▸ What you need to do
Transcribe the data in full and exactly, omitting any pictures.

▸ Data
----------------

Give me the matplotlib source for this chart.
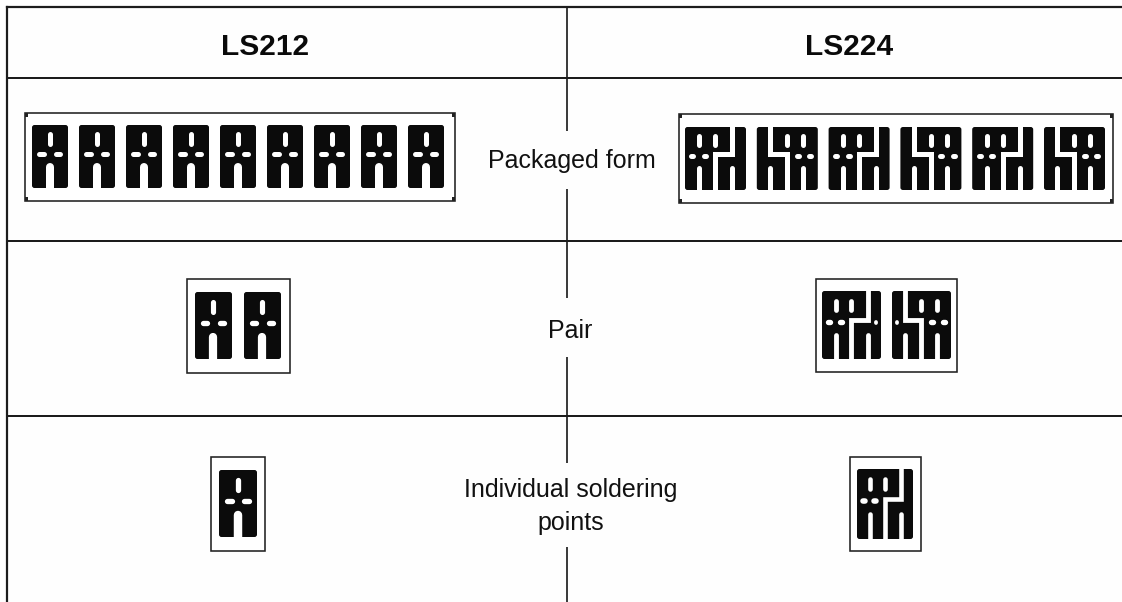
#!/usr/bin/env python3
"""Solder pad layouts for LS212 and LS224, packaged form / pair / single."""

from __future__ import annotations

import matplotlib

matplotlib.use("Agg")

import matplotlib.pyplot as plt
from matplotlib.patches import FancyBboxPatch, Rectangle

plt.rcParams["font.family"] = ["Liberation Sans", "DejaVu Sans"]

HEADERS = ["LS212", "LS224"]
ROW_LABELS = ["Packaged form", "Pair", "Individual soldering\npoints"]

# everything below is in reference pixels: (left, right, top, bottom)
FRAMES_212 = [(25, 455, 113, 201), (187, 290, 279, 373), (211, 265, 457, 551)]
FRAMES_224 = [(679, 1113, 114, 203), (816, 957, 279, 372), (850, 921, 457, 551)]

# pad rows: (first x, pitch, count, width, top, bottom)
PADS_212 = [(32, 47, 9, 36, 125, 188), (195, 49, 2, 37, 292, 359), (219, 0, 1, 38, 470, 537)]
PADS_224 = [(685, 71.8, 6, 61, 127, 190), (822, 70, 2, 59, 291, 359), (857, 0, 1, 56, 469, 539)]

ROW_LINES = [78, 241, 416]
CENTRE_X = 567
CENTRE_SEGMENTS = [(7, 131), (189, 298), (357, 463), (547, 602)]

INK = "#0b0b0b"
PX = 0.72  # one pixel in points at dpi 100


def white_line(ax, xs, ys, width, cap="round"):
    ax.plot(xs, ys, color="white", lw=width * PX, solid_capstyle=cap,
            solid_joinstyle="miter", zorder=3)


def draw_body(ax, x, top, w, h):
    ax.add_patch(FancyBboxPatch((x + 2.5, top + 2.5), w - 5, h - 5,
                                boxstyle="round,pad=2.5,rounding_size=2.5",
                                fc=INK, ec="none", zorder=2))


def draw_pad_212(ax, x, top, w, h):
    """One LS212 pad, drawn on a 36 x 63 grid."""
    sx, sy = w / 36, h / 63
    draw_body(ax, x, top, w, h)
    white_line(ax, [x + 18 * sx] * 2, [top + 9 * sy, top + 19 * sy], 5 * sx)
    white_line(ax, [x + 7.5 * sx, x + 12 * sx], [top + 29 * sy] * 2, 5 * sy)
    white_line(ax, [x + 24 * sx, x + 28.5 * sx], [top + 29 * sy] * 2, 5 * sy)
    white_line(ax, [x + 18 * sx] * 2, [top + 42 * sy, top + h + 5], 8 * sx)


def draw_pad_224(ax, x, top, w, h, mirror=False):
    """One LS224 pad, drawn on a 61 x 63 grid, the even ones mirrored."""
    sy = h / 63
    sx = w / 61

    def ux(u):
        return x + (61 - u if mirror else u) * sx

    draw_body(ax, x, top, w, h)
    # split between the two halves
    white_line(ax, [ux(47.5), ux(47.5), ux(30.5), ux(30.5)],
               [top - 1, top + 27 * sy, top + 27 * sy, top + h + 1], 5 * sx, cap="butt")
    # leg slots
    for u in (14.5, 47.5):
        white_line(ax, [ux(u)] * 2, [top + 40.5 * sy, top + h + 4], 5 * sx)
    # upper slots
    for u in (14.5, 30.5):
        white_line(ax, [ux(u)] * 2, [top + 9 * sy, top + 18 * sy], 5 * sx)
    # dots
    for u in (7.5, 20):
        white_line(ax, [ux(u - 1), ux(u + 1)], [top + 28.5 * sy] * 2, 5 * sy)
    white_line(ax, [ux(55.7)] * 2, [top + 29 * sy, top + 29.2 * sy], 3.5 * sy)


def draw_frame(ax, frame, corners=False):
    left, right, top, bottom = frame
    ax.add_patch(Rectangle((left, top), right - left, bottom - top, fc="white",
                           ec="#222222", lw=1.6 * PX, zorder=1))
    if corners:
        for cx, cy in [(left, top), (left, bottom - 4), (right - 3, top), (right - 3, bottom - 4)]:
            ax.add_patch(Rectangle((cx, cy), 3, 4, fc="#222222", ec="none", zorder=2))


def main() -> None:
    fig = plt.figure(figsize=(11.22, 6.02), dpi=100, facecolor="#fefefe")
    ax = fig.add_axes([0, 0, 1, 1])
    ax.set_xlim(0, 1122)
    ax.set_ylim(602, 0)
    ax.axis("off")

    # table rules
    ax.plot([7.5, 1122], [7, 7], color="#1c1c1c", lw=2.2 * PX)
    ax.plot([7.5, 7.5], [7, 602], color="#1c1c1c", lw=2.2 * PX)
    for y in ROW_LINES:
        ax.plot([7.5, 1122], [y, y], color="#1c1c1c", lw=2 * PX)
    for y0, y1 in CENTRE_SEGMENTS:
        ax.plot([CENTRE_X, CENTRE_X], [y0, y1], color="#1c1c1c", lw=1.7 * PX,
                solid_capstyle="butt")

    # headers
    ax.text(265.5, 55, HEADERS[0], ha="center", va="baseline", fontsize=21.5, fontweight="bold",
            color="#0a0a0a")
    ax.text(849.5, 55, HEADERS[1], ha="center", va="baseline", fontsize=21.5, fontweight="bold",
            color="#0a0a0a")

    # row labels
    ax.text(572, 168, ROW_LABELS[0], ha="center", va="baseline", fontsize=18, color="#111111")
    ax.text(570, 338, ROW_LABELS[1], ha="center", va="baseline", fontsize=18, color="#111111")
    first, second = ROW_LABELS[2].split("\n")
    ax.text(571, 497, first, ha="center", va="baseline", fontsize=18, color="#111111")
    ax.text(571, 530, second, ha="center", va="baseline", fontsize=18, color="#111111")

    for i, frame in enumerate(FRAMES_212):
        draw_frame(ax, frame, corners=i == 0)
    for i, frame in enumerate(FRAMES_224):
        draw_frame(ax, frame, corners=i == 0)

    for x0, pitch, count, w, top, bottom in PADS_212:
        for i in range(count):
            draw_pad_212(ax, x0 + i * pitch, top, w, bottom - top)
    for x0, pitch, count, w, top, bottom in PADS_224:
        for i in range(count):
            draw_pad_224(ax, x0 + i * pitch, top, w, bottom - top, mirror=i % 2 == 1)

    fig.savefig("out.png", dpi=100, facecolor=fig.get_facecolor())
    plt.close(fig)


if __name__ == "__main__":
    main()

----------------

▸ Result for this task
Give me the matplotlib source for this chart.
#!/usr/bin/env python3
"""Solder pad layouts for LS212 and LS224, packaged form / pair / single."""

from __future__ import annotations

import matplotlib

matplotlib.use("Agg")

import matplotlib.pyplot as plt
from matplotlib.patches import FancyBboxPatch, Rectangle

plt.rcParams["font.family"] = ["Liberation Sans", "DejaVu Sans"]

HEADERS = ["LS212", "LS224"]
ROW_LABELS = ["Packaged form", "Pair", "Individual soldering\npoints"]

# everything below is in reference pixels: (left, right, top, bottom)
FRAMES_212 = [(25, 455, 113, 201), (187, 290, 279, 373), (211, 265, 457, 551)]
FRAMES_224 = [(679, 1113, 114, 203), (816, 957, 279, 372), (850, 921, 457, 551)]

# pad rows: (first x, pitch, count, width, top, bottom)
PADS_212 = [(32, 47, 9, 36, 125, 188), (195, 49, 2, 37, 292, 359), (219, 0, 1, 38, 470, 537)]
PADS_224 = [(685, 71.8, 6, 61, 127, 190), (822, 70, 2, 59, 291, 359), (857, 0, 1, 56, 469, 539)]

ROW_LINES = [78, 241, 416]
CENTRE_X = 567
CENTRE_SEGMENTS = [(7, 131), (189, 298), (357, 463), (547, 602)]

INK = "#0b0b0b"
PX = 0.72  # one pixel in points at dpi 100


def white_line(ax, xs, ys, width, cap="round"):
    ax.plot(xs, ys, color="white", lw=width * PX, solid_capstyle=cap,
            solid_joinstyle="miter", zorder=3)


def draw_body(ax, x, top, w, h):
    ax.add_patch(FancyBboxPatch((x + 2.5, top + 2.5), w - 5, h - 5,
                                boxstyle="round,pad=2.5,rounding_size=2.5",
                                fc=INK, ec="none", zorder=2))


def draw_pad_212(ax, x, top, w, h):
    """One LS212 pad, drawn on a 36 x 63 grid."""
    sx, sy = w / 36, h / 63
    draw_body(ax, x, top, w, h)
    white_line(ax, [x + 18 * sx] * 2, [top + 9 * sy, top + 19 * sy], 5 * sx)
    white_line(ax, [x + 7.5 * sx, x + 12 * sx], [top + 29 * sy] * 2, 5 * sy)
    white_line(ax, [x + 24 * sx, x + 28.5 * sx], [top + 29 * sy] * 2, 5 * sy)
    white_line(ax, [x + 18 * sx] * 2, [top + 42 * sy, top + h + 5], 8 * sx)


def draw_pad_224(ax, x, top, w, h, mirror=False):
    """One LS224 pad, drawn on a 61 x 63 grid, the even ones mirrored."""
    sy = h / 63
    sx = w / 61

    def ux(u):
        return x + (61 - u if mirror else u) * sx

    draw_body(ax, x, top, w, h)
    # split between the two halves
    white_line(ax, [ux(47.5), ux(47.5), ux(30.5), ux(30.5)],
               [top - 1, top + 27 * sy, top + 27 * sy, top + h + 1], 5 * sx, cap="butt")
    # leg slots
    for u in (14.5, 47.5):
        white_line(ax, [ux(u)] * 2, [top + 40.5 * sy, top + h + 4], 5 * sx)
    # upper slots
    for u in (14.5, 30.5):
        white_line(ax, [ux(u)] * 2, [top + 9 * sy, top + 18 * sy], 5 * sx)
    # dots
    for u in (7.5, 20):
        white_line(ax, [ux(u - 1), ux(u + 1)], [top + 28.5 * sy] * 2, 5 * sy)
    white_line(ax, [ux(55.7)] * 2, [top + 29 * sy, top + 29.2 * sy], 3.5 * sy)


def draw_frame(ax, frame, corners=False):
    left, right, top, bottom = frame
    ax.add_patch(Rectangle((left, top), right - left, bottom - top, fc="white",
                           ec="#222222", lw=1.6 * PX, zorder=1))
    if corners:
        for cx, cy in [(left, top), (left, bottom - 4), (right - 3, top), (right - 3, bottom - 4)]:
            ax.add_patch(Rectangle((cx, cy), 3, 4, fc="#222222", ec="none", zorder=2))


def main() -> None:
    fig = plt.figure(figsize=(11.22, 6.02), dpi=100, facecolor="#fefefe")
    ax = fig.add_axes([0, 0, 1, 1])
    ax.set_xlim(0, 1122)
    ax.set_ylim(602, 0)
    ax.axis("off")

    # table rules
    ax.plot([7.5, 1122], [7, 7], color="#1c1c1c", lw=2.2 * PX)
    ax.plot([7.5, 7.5], [7, 602], color="#1c1c1c", lw=2.2 * PX)
    for y in ROW_LINES:
        ax.plot([7.5, 1122], [y, y], color="#1c1c1c", lw=2 * PX)
    for y0, y1 in CENTRE_SEGMENTS:
        ax.plot([CENTRE_X, CENTRE_X], [y0, y1], color="#1c1c1c", lw=1.7 * PX,
                solid_capstyle="butt")

    # headers
    ax.text(265.5, 55, HEADERS[0], ha="center", va="baseline", fontsize=21.5, fontweight="bold",
            color="#0a0a0a")
    ax.text(849.5, 55, HEADERS[1], ha="center", va="baseline", fontsize=21.5, fontweight="bold",
            color="#0a0a0a")

    # row labels
    ax.text(572, 168, ROW_LABELS[0], ha="center", va="baseline", fontsize=18, color="#111111")
    ax.text(570, 338, ROW_LABELS[1], ha="center", va="baseline", fontsize=18, color="#111111")
    first, second = ROW_LABELS[2].split("\n")
    ax.text(571, 497, first, ha="center", va="baseline", fontsize=18, color="#111111")
    ax.text(571, 530, second, ha="center", va="baseline", fontsize=18, color="#111111")

    for i, frame in enumerate(FRAMES_212):
        draw_frame(ax, frame, corners=i == 0)
    for i, frame in enumerate(FRAMES_224):
        draw_frame(ax, frame, corners=i == 0)

    for x0, pitch, count, w, top, bottom in PADS_212:
        for i in range(count):
            draw_pad_212(ax, x0 + i * pitch, top, w, bottom - top)
    for x0, pitch, count, w, top, bottom in PADS_224:
        for i in range(count):
            draw_pad_224(ax, x0 + i * pitch, top, w, bottom - top, mirror=i % 2 == 1)

    fig.savefig("out.png", dpi=100, facecolor=fig.get_facecolor())
    plt.close(fig)


if __name__ == "__main__":
    main()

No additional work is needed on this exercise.